Several peace treaties were attempted to end the Donbass war, even one by Ukrainian president Poroshenko which called for the recognition of the presidential elections in Ukraine by Russia (as well as decreasing political and government power), a cease-fire by the separatists (although Poroshenko used the word “terrorists”), and respecting a humanitarian corridor for civilians not involved in the conflict. Because Russia does not view the Ukrainian government as legitimate, Proshenko’s treaty was unsuccessful.
On September 28th, 2014, the Minsk Protocol was signed by Ukraine, Russia, DPR and LPR under the supervision of the Organization for Security and Co-operation in Europe (OSCE). This peace treated declared immediate ceasefire in Donbass but within 48 hours all parties had broken the treaty; what’s worse is that all sides accused each other of breaking the treaty first. The OSCE has also determined that there are continuous daily attacks, bombings and shootings happening especially in the Donbass region, causing over 1,000 casualties since the treaty was signed. Furthermore, the OSCE stated that Russia is moving troops, heavy machinery, and equipment into Ukrainian territory.

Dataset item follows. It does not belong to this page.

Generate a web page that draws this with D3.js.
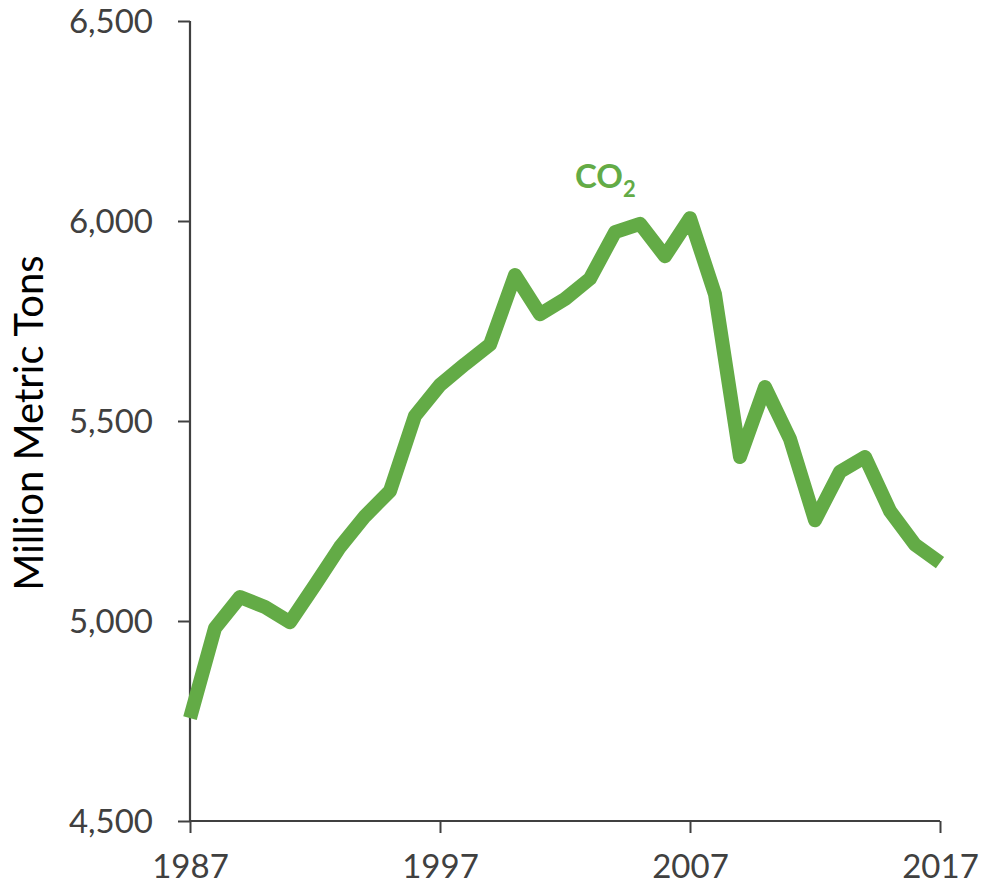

Many reports recently have claimed Russia is sending armed troops and weapons into Ukraine’s eastern Donbass region, backing up the OSCE’s similar statement. Ukrainian government leaders and NATO believe this could be an effort to help pro-Russian rebels launch a possible new offensive against Ukraine. It has been hypothesized that Russia’s new agenda includes expanding the territory controlled by the separatists with another military push just like the one they provided in the attacks prior to the peace protocol. Russia, of course, denies supporting pro-Russia separatists while strong allegations are made against their claim.
Hopefully Russia will rethink it’s acts of terrorism against Ukraine because the new government announced it is in the final steps of joining NATO, which will finally provide support, protection, and financial aid to the weakened country.
Finally, there is still ongoing Euromaidan protests retaliating against separatist protests – to revolt against invading Russian troops and to ensure pressure the government from pulling Yanukovych move. The location of these protests by pro-Euro protesters has moved away from their base in the Euromaidan west of Ukraine closer to the east and south Donbass region. The civil unrest and armed fighting within Ukraine does not seem like it will calm soon.